18.3 - Sample Percentiles

It can be shown, as the authors of our textbook illustrate, that the order statistics \(Y_1<Y_2<\cdots<Y_n\) partition the support of \(X\) into \(n+1\) parts and thereby create \(n+1\) areas under \(f(x)\) and above the \(x\)-axis, with each of the \(n+1\) areas equaling, on average, \( \dfrac{1}{n+1} \):

Now, if we recall that the (100p)th percentile \(\pi_p\) is such that the area under \(f(x)\) to the left of \(\pi_p\) is \(p\), then the above plot suggests that we should let \(Y_r\) serve as an estimator of \(\pi_p\), where \( p = \dfrac{r}{n+1}\):

It's for this reason that we use the following formal definition of the sample percentile.

(100p)th percentile of the sample: The (100p)th percentile of the sample is defined to be \(Y_r\), the \(r^{th}\) order statistic, where \(r=(n+1)p\).

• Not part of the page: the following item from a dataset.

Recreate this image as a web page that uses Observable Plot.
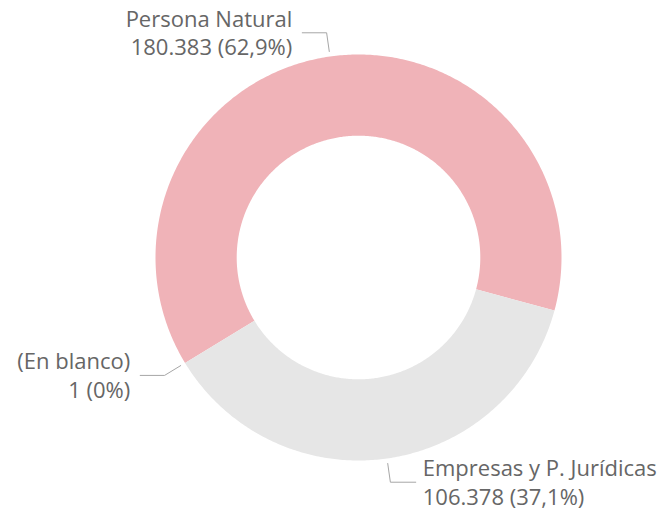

For cases in which \((n+1)p\) is not an integer, we use a weighted average of the two adjacent order statistics \(Y_r\) and \(Y_{r+1}\).

Let's try this definition out an example.

Example 18-3 Section

A report from the Texas Transportation Institute on Congestion Reduction Strategies highlighted the extra travel time (due to traffic congestion) for commute travel per traveler per year in hours for 13 different large urban areas in the United States:

Urban Area	Extra Hours per Traveler Per Year
Philadelphia	40
Miami	48
Phoenix	49
New York	50
Boston	53
Detroit	54
Chicago	55
Dallas-Fort Worth	61
Atlanta	64
Houston	65
Washington, DC	66
San Fransisco	75
Los Angeles	98

Find the first quartile, the 40th percentile, and the median of the sample of \(n=13\) extra travel times.

Answer

Because \(r=(13+1)(0.25)=3.5\), the first quartile, alternatively known as the 25th percentile, is:

\(\tilde{q}_1 =y_3+0.5(y_4-y_3) = 0.5y_3+0.5y_4=0.5(49)+0.5(50)=49.5\)

Because \(r=(13+1)(0.4)=5.6\), the 40th percentile is:

\(\tilde{\pi}_{0.40} = y_5 + 0.6(y_6-y_5) =0.4y_5 + 0.6y_6 =0.4(53)+0.6(54)=53.6\)

Because \(r=(13+1)(0.5)=7\), the median is:

\(\tilde{m} =y_7 = 55\)